I believe the dead have voice and inhabit the earth as surely as we do. I believe they speak in our dreams or inside the sound of rain or even in the static of a telephone call, on the other side of which there is no caller. But Bootsie did not speak to me, and I felt an intolerable sense of guilt about the affair I had embarked upon with Molly Boyle.
I not only felt I had betrayed Bootsie, I could no longer deny I was creating scandal for Molly as well as for my church. My rationalizations of my behavior left me exhausted in the morning and agitated during the day.
"What should I do, Boots?" I said.
But there was no answer. On another occasion when I had visited her grave, I had seen two brown pelicans floating on the bayou, farther inland than I had seen pelicans since my childhood. On that day Bootsie had spoken to me. Her voice and her presence were as real as if she had sat beside me, clasped my hand, and looked directly into my face. She said that one day the pelicans would return to Bayou Teche, that hope was indeed eternal, and the world was still a grand place in which to live.
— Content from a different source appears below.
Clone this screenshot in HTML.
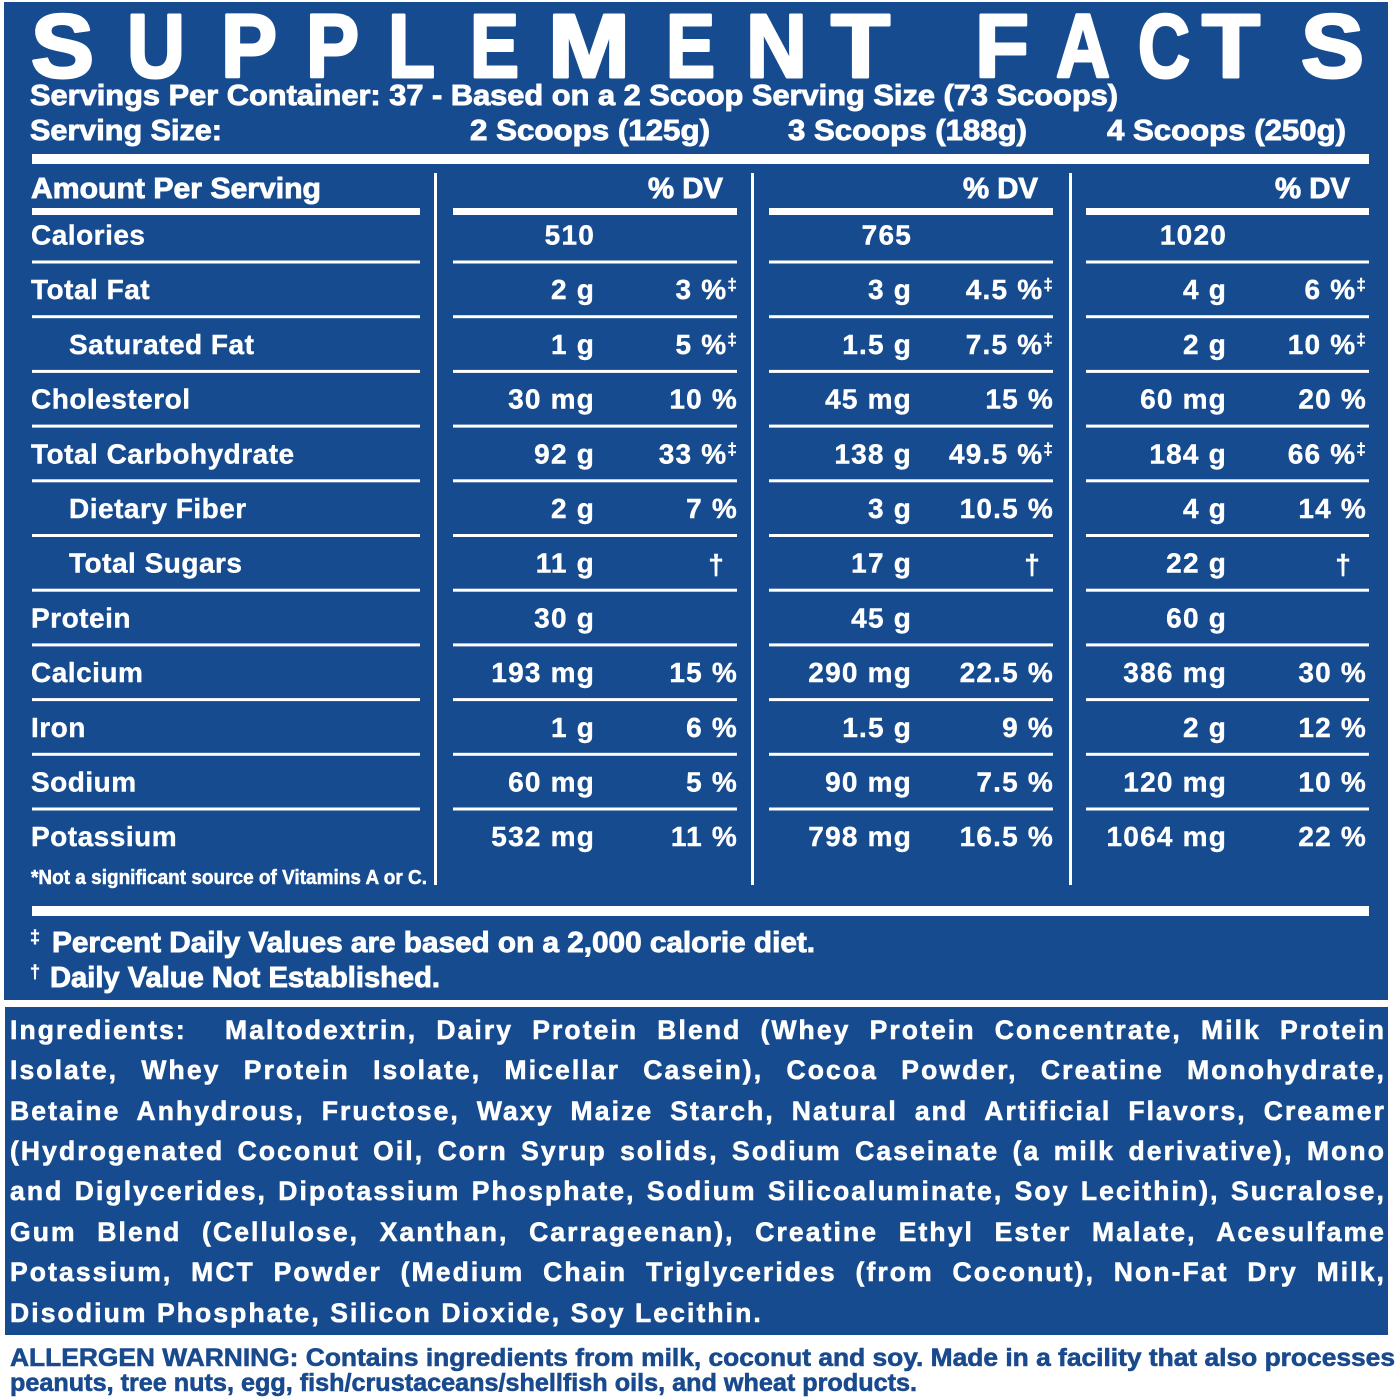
<!DOCTYPE html>
<html><head><meta charset="utf-8">
<style>
html,body{margin:0;padding:0;background:#fff;}
body{width:1400px;height:1400px;position:relative;overflow:hidden;}
svg{position:absolute;left:0;top:0;}
.ing{position:absolute;left:10px;width:1376px;font-family:"Liberation Sans",Arial,sans-serif;font-weight:bold;font-size:26.5px;letter-spacing:2.1px;color:#fff;line-height:30px;text-align:justify;text-align-last:justify;white-space:nowrap;-webkit-text-stroke:0.6px #fff;}
.ing.last{text-align-last:left;text-align:left;}
</style></head><body>
<svg width="1400" height="1400" viewBox="0 0 1400 1400" xmlns="http://www.w3.org/2000/svg">
<rect x="0" y="0" width="1400" height="1400" fill="#ffffff"/>
<rect x="4" y="2" width="1384" height="998" fill="#164b90"/>
<rect x="5" y="1007" width="1383" height="328" fill="#164b90"/>

<g font-family="Liberation Sans Narrow, Liberation Sans, Arial, sans-serif" font-weight="bold" fill="#fff" stroke="#fff" stroke-width="3" stroke-linejoin="round" font-size="90">
<text x="31" y="77" textLength="63" lengthAdjust="spacingAndGlyphs">S</text>
<text x="127" y="77" textLength="58" lengthAdjust="spacingAndGlyphs">U</text>
<text x="221" y="77" textLength="56" lengthAdjust="spacingAndGlyphs">P</text>
<text x="306" y="77" textLength="53" lengthAdjust="spacingAndGlyphs">P</text>
<text x="388" y="77" textLength="47" lengthAdjust="spacingAndGlyphs">L</text>
<text x="470" y="77" textLength="49" lengthAdjust="spacingAndGlyphs">E</text>
<text x="548" y="77" textLength="82" lengthAdjust="spacingAndGlyphs">M</text>
<text x="666" y="77" textLength="49" lengthAdjust="spacingAndGlyphs">E</text>
<text x="746" y="77" textLength="61" lengthAdjust="spacingAndGlyphs">N</text>
<text x="831" y="77" textLength="59" lengthAdjust="spacingAndGlyphs">T</text>
<text x="975" y="77" textLength="54" lengthAdjust="spacingAndGlyphs">F</text>
<text x="1056" y="77" textLength="54" lengthAdjust="spacingAndGlyphs">A</text>
<text x="1138" y="77" textLength="52" lengthAdjust="spacingAndGlyphs">C</text>
<text x="1202" y="77" textLength="58" lengthAdjust="spacingAndGlyphs">T</text>
<text x="1301" y="77" textLength="63" lengthAdjust="spacingAndGlyphs">S</text>
</g>

<g font-family="Liberation Sans Narrow, Liberation Sans, Arial, sans-serif" font-weight="bold" fill="#fff" stroke="#fff" stroke-width="0.9" font-size="29">
<text x="30" y="105" textLength="1088" lengthAdjust="spacingAndGlyphs">Servings Per Container: 37 - Based on a 2 Scoop Serving Size (73 Scoops)</text>
<text x="30" y="140" textLength="192" lengthAdjust="spacingAndGlyphs">Serving Size:</text>
<text x="470" y="140" textLength="240" lengthAdjust="spacingAndGlyphs">2 Scoops (125g)</text>
<text x="788" y="140" textLength="239" lengthAdjust="spacingAndGlyphs">3 Scoops (188g)</text>
<text x="1107" y="140" textLength="239" lengthAdjust="spacingAndGlyphs">4 Scoops (250g)</text>
<text x="31" y="198" textLength="290" lengthAdjust="spacingAndGlyphs">Amount Per Serving</text>
<text x="648" y="198" textLength="75" lengthAdjust="spacingAndGlyphs">% DV</text>
<text x="963" y="198" textLength="75" lengthAdjust="spacingAndGlyphs">% DV</text>
<text x="1275" y="198" textLength="75" lengthAdjust="spacingAndGlyphs">% DV</text>
<text x="31" y="884" font-size="20" stroke-width="0.5" textLength="396" lengthAdjust="spacingAndGlyphs">*Not a significant source of Vitamins A or C.</text>
<text x="30" y="943" font-size="18" stroke-width="0.5">‡</text>
<text x="52" y="952" textLength="763" lengthAdjust="spacingAndGlyphs">Percent Daily Values are based on a 2,000 calorie diet.</text>
<text x="30" y="978" font-size="18" stroke-width="0.5">†</text>
<text x="50" y="987" textLength="390" lengthAdjust="spacingAndGlyphs">Daily Value Not Established.</text>
</g>

<g fill="#fff">
<rect x="32" y="154" width="1337" height="10"/>
<rect x="32" y="906" width="1337" height="10"/>
<rect x="32" y="208" width="388" height="7"/>
<rect x="453" y="208" width="284" height="7"/>
<rect x="769" y="208" width="284" height="7"/>
<rect x="1086" y="208" width="283" height="7"/>
<rect x="434" y="173" width="3" height="712"/>
<rect x="751" y="173" width="3" height="712"/>
<rect x="1069" y="173" width="3" height="712"/>
</g>

<g fill="#fff">
<rect x="32" y="260.5" width="388" height="3"/><rect x="453" y="260.5" width="284" height="3"/><rect x="769" y="260.5" width="284" height="3"/><rect x="1086" y="260.5" width="283" height="3"/>
<rect x="32" y="315.2" width="388" height="3"/><rect x="453" y="315.2" width="284" height="3"/><rect x="769" y="315.2" width="284" height="3"/><rect x="1086" y="315.2" width="283" height="3"/>
<rect x="32" y="369.9" width="388" height="3"/><rect x="453" y="369.9" width="284" height="3"/><rect x="769" y="369.9" width="284" height="3"/><rect x="1086" y="369.9" width="283" height="3"/>
<rect x="32" y="424.6" width="388" height="3"/><rect x="453" y="424.6" width="284" height="3"/><rect x="769" y="424.6" width="284" height="3"/><rect x="1086" y="424.6" width="283" height="3"/>
<rect x="32" y="479.3" width="388" height="3"/><rect x="453" y="479.3" width="284" height="3"/><rect x="769" y="479.3" width="284" height="3"/><rect x="1086" y="479.3" width="283" height="3"/>
<rect x="32" y="534" width="388" height="3"/><rect x="453" y="534" width="284" height="3"/><rect x="769" y="534" width="284" height="3"/><rect x="1086" y="534" width="283" height="3"/>
<rect x="32" y="588.7" width="388" height="3"/><rect x="453" y="588.7" width="284" height="3"/><rect x="769" y="588.7" width="284" height="3"/><rect x="1086" y="588.7" width="283" height="3"/>
<rect x="32" y="643.4" width="388" height="3"/><rect x="453" y="643.4" width="284" height="3"/><rect x="769" y="643.4" width="284" height="3"/><rect x="1086" y="643.4" width="283" height="3"/>
<rect x="32" y="698.1" width="388" height="3"/><rect x="453" y="698.1" width="284" height="3"/><rect x="769" y="698.1" width="284" height="3"/><rect x="1086" y="698.1" width="283" height="3"/>
<rect x="32" y="752.8" width="388" height="3"/><rect x="453" y="752.8" width="284" height="3"/><rect x="769" y="752.8" width="284" height="3"/><rect x="1086" y="752.8" width="283" height="3"/>
<rect x="32" y="807.5" width="388" height="3"/><rect x="453" y="807.5" width="284" height="3"/><rect x="769" y="807.5" width="284" height="3"/><rect x="1086" y="807.5" width="283" height="3"/>
</g>

<g font-family="Liberation Sans, Arial, sans-serif" font-weight="bold" fill="#fff" stroke="#fff" stroke-width="0.4" font-size="28" letter-spacing="0.5">
<text x="31" y="244.5">Calories</text>
<text x="31" y="299.2">Total Fat</text>
<text x="69" y="353.9">Saturated Fat</text>
<text x="31" y="408.6">Cholesterol</text>
<text x="31" y="463.3">Total Carbohydrate</text>
<text x="69" y="518">Dietary Fiber</text>
<text x="69" y="572.7">Total Sugars</text>
<text x="31" y="627.4">Protein</text>
<text x="31" y="682.1">Calcium</text>
<text x="31" y="736.8">Iron</text>
<text x="31" y="791.5">Sodium</text>
<text x="31" y="846.2">Potassium</text>
</g>

<g font-family="Liberation Sans, Arial, sans-serif" font-weight="bold" fill="#fff" stroke="#fff" stroke-width="0.4" font-size="28" letter-spacing="1.2" text-anchor="end">
<text x="595" y="244.5">510</text><text x="912" y="244.5">765</text><text x="1227" y="244.5">1020</text>
<text x="595" y="299.2">2 g</text><text x="912" y="299.2">3 g</text><text x="1227" y="299.2">4 g</text>
<text x="595" y="353.9">1 g</text><text x="912" y="353.9">1.5 g</text><text x="1227" y="353.9">2 g</text>
<text x="595" y="408.6">30 mg</text><text x="912" y="408.6">45 mg</text><text x="1227" y="408.6">60 mg</text>
<text x="595" y="463.3">92 g</text><text x="912" y="463.3">138 g</text><text x="1227" y="463.3">184 g</text>
<text x="595" y="518">2 g</text><text x="912" y="518">3 g</text><text x="1227" y="518">4 g</text>
<text x="595" y="572.7">11 g</text><text x="912" y="572.7">17 g</text><text x="1227" y="572.7">22 g</text>
<text x="595" y="627.4">30 g</text><text x="912" y="627.4">45 g</text><text x="1227" y="627.4">60 g</text>
<text x="595" y="682.1">193 mg</text><text x="912" y="682.1">290 mg</text><text x="1227" y="682.1">386 mg</text>
<text x="595" y="736.8">1 g</text><text x="912" y="736.8">1.5 g</text><text x="1227" y="736.8">2 g</text>
<text x="595" y="791.5">60 mg</text><text x="912" y="791.5">90 mg</text><text x="1227" y="791.5">120 mg</text>
<text x="595" y="846.2">532 mg</text><text x="912" y="846.2">798 mg</text><text x="1227" y="846.2">1064 mg</text>

<text x="738" y="299.2">3 %<tspan font-size="17" dy="-9">‡</tspan></text>
<text x="1054" y="299.2">4.5 %<tspan font-size="17" dy="-9">‡</tspan></text>
<text x="1367" y="299.2">6 %<tspan font-size="17" dy="-9">‡</tspan></text>
<text x="738" y="353.9">5 %<tspan font-size="17" dy="-9">‡</tspan></text>
<text x="1054" y="353.9">7.5 %<tspan font-size="17" dy="-9">‡</tspan></text>
<text x="1367" y="353.9">10 %<tspan font-size="17" dy="-9">‡</tspan></text>
<text x="738" y="408.6">10 %</text><text x="1054" y="408.6">15 %</text><text x="1367" y="408.6">20 %</text>
<text x="738" y="463.3">33 %<tspan font-size="17" dy="-9">‡</tspan></text>
<text x="1054" y="463.3">49.5 %<tspan font-size="17" dy="-9">‡</tspan></text>
<text x="1367" y="463.3">66 %<tspan font-size="17" dy="-9">‡</tspan></text>
<text x="738" y="518">7 %</text><text x="1054" y="518">10.5 %</text><text x="1367" y="518">14 %</text>
<text x="738" y="682.1">15 %</text><text x="1054" y="682.1">22.5 %</text><text x="1367" y="682.1">30 %</text>
<text x="738" y="736.8">6 %</text><text x="1054" y="736.8">9 %</text><text x="1367" y="736.8">12 %</text>
<text x="738" y="791.5">5 %</text><text x="1054" y="791.5">7.5 %</text><text x="1367" y="791.5">10 %</text>
<text x="738" y="846.2">11 %</text><text x="1054" y="846.2">16.5 %</text><text x="1367" y="846.2">22 %</text>
</g>
<g font-family="Liberation Sans, Arial, sans-serif" font-weight="bold" fill="#fff" stroke="#fff" stroke-width="0.4" font-size="28" text-anchor="middle">
<text x="716" y="574">†</text><text x="1032" y="574">†</text><text x="1343" y="574">†</text>
</g>

<g font-family="Liberation Sans Narrow, Liberation Sans, Arial, sans-serif" font-weight="bold" fill="#1a4a8e" stroke="#1a4a8e" stroke-width="0.6" font-size="25">
<text x="10" y="1366" textLength="1385" lengthAdjust="spacingAndGlyphs">ALLERGEN WARNING: Contains ingredients from milk, coconut and soy. Made in a facility that also processes</text>
<text x="10" y="1391" textLength="907" lengthAdjust="spacingAndGlyphs">peanuts, tree nuts, egg, fish/crustaceans/shellfish oils, and wheat products.</text>
</g>
</svg>

<div class="ing" style="top:1014.8px">Ingredients:&nbsp; Maltodextrin, Dairy Protein Blend (Whey Protein Concentrate, Milk Protein</div>
<div class="ing" style="top:1055.2px">Isolate, Whey Protein Isolate, Micellar Casein), Cocoa Powder, Creatine Monohydrate,</div>
<div class="ing" style="top:1095.6px">Betaine Anhydrous, Fructose, Waxy Maize Starch, Natural and Artificial Flavors, Creamer</div>
<div class="ing" style="top:1136px">(Hydrogenated Coconut Oil, Corn Syrup solids, Sodium Caseinate (a milk derivative), Mono</div>
<div class="ing" style="top:1176.4px">and Diglycerides, Dipotassium Phosphate, Sodium Silicoaluminate, Soy Lecithin), Sucralose,</div>
<div class="ing" style="top:1216.8px">Gum Blend (Cellulose, Xanthan, Carrageenan), Creatine Ethyl Ester Malate, Acesulfame</div>
<div class="ing" style="top:1257.2px">Potassium, MCT Powder (Medium Chain Triglycerides (from Coconut), Non-Fat Dry Milk,</div>
<div class="ing last" style="top:1297.6px">Disodium Phosphate, Silicon Dioxide, Soy Lecithin.</div>
</body></html>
But the wings I had heard earlier were those of bats and the only sound in the cemetery was music from a jukebox in a neon-scrolled bar across the Teche. An evil man once told me that hell is a place that has no boundaries, a place that you carry with you wherever you go. A puff of wind blew out the candle burning on Bootsie's tomb. I could hear the blood roaring in my ears as I walked across the drawbridge toward the town square. The hammering sound in my ears was almost as loud as the music and the shouts of the revelers as I pushed open the door of the bar and went inside.